There are two relevant facts to note. First, gold mines had to run perpetual “deficits” of gold — producing gold without ever taking any of it back — in order to provide a growing world with the net financial assets required to support its real economy. Second, no one ever supposed that there was an intertemporal budget constraint on that output. The children and grandchildren of mine owners did not face the prospect of having to someday rebury as much gold in a year as they took out, or worse, rebury all of the gold the mine had ever produced. If enough mines did so, it would have demolished the foundations of the financial economy.

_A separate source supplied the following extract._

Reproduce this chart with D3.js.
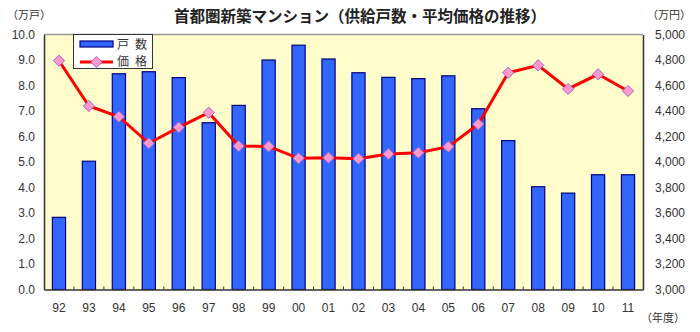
<!DOCTYPE html>
<html><head><meta charset="utf-8">
<script src="https://cdn.jsdelivr.net/npm/d3@7"></script>
<style>body{margin:0;background:#fff}svg{display:block}text{font-family:"Noto Sans CJK JP","Noto Sans",sans-serif}</style>
</head><body><svg id="c" width="700" height="332"></svg>
<script>
const years = ["92","93","94","95","96","97","98","99","00","01","02","03","04","05","06","07","08","09","10","11"];
// 供給戸数（万戸）
const units = [2.83,5.03,8.46,8.54,8.31,6.54,7.22,9.00,9.58,9.04,8.50,8.32,8.27,8.38,7.09,5.84,4.03,3.78,4.50,4.50];
// 平均価格（万円）
const prices = [4794,4439,4355,4147,4272,4387,4125,4122,4029,4034,4026,4063,4073,4120,4296,4700,4758,4573,4688,4557];
const leftTicks = [0,1,2,3,4,5,6,7,8,9,10];
const rightTicks = [3000,3200,3400,3600,3800,4000,4200,4400,4600,4800,5000];

const svg = d3.select("#c");
const L = 44, R = 643, T = 34.5, B = 289.5;

const x = d3.scaleBand().domain(years).range([L, R]).paddingInner(0.56).paddingOuter(0.28);
const xc = d3.scaleBand().domain(years).range([L, R]);
const yL = d3.scaleLinear().domain([0, 10]).range([B, T]);
const yR = d3.scaleLinear().domain([3000, 5000]).range([B, T]);

// plot background
svg.append("rect").attr("x", L).attr("y", T).attr("width", R - L).attr("height", B - T).attr("fill", "#FFFDCC");
svg.append("line").attr("x1", L).attr("x2", R).attr("y1", T).attr("y2", T).attr("stroke", "#999").attr("stroke-width", 1.5);

// bars
svg.append("g").selectAll("rect").data(units).join("rect")
  .attr("x", (d, i) => x(years[i]))
  .attr("y", d => yL(d))
  .attr("width", x.bandwidth())
  .attr("height", d => B - yL(d))
  .attr("fill", "#3366FF").attr("stroke", "#000080").attr("stroke-width", 1.2);

// axes
const gl = svg.append("g").attr("transform", `translate(${L},0)`)
  .call(d3.axisLeft(yL).tickValues(leftTicks).tickFormat(d3.format(".1f")).tickSize(0).tickPadding(9));
const gr = svg.append("g").attr("transform", `translate(${R},0)`)
  .call(d3.axisRight(yR).tickValues(rightTicks).tickFormat(d3.format(",")).tickSize(0).tickPadding(12));
const gb = svg.append("g").attr("transform", `translate(0,${B})`)
  .call(d3.axisBottom(xc).tickSize(0).tickPadding(14));
[gl, gr, gb].forEach(g => {
  g.select(".domain").attr("stroke", "#333").attr("stroke-width", 1.5);
  g.selectAll("text").attr("fill", "#333").attr("font-size", 12).style("font-family", "'Liberation Sans',Arial,sans-serif");
});

// category separators on the baseline
svg.append("g").selectAll("line").data(years.slice(1)).join("line")
  .attr("x1", d => xc(d)).attr("x2", d => xc(d))
  .attr("y1", B).attr("y2", B - 3).attr("stroke", "#333");

// price line
const line = d3.line().x((d, i) => xc(years[i]) + xc.bandwidth() / 2).y(d => yR(d));
svg.append("path").datum(prices).attr("d", line).attr("fill", "none").attr("stroke", "#FF0000").attr("stroke-width", 3);
const diamond = d3.symbol().type(d3.symbolDiamond2).size(80);
svg.append("g").selectAll("path").data(prices).join("path")
  .attr("transform", (d, i) => `translate(${xc(years[i]) + xc.bandwidth() / 2},${yR(d)})`)
  .attr("d", diamond).attr("fill", "#FF99CC").attr("stroke", "#9966CC").attr("stroke-width", 1);

// legend
const lg = svg.append("g");
lg.append("rect").attr("x", 73.5).attr("y", 34.5).attr("width", 79).attr("height", 34).attr("fill", "#fff").attr("stroke", "#333");
lg.append("rect").attr("x", 80).attr("y", 41).attr("width", 33).attr("height", 6).attr("fill", "#3366FF").attr("stroke", "#000080").attr("stroke-width", 1.2);
lg.append("text").attr("x", 117).attr("y", 48.5).attr("font-size", 12).attr("letter-spacing", 6).attr("fill", "#333").text("戸数");
lg.append("line").attr("x1", 80).attr("x2", 113).attr("y1", 62).attr("y2", 62).attr("stroke", "#FF0000").attr("stroke-width", 3);
lg.append("path").attr("transform", "translate(96.5,62)").attr("d", diamond).attr("fill", "#FF99CC").attr("stroke", "#9966CC");
lg.append("text").attr("x", 117).attr("y", 66).attr("font-size", 12).attr("letter-spacing", 6).attr("fill", "#333").text("価格");

// titles and units
svg.append("text").attr("x", 360).attr("y", 22).attr("text-anchor", "middle").attr("font-size", 15.5).attr("font-weight", "bold").attr("fill", "#222")
  .text("首都圏新築マンション（供給戸数・平均価格の推移）");
svg.append("text").attr("x", 7).attr("y", 19).attr("font-size", 11).attr("fill", "#333").text("（万戸）");
svg.append("text").attr("x", 647).attr("y", 19).attr("font-size", 11).attr("fill", "#333").text("（万円）");
svg.append("text").attr("x", 641).attr("y", 322).attr("font-size", 11).attr("fill", "#333").text("（年度）");
</script></body></html>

Now that sovereign governments have assumed the same role that gold mines once played in the global economy, those facts apply equally to federal budget deficits and debt. First, as monopoly suppliers of money, governments must, under almost all conditions imaginable, run ongoing deficits that are sufficient to meet the financial demands of their national economies (and for the U.S., the global economy), in much the same way that we used to rely on gold mines for additions to the world’s financial assets. And it’s important to recognize that those deficits aren’t technically financed. Indeed, they can’t be if the government is the monopoly supplier of the money it is “borrowing.” Second, there is neither an actual intertemporal government budget constraint nor any good reason to believe in “paying off” the government’s debt, which would equate to taking back all of the financial assets that have been created by prior deficit spending. If inflation is too high, an appropriate amount of assets can be destroyed via taxation. But inflation is the only true constraint on federal budget deficits.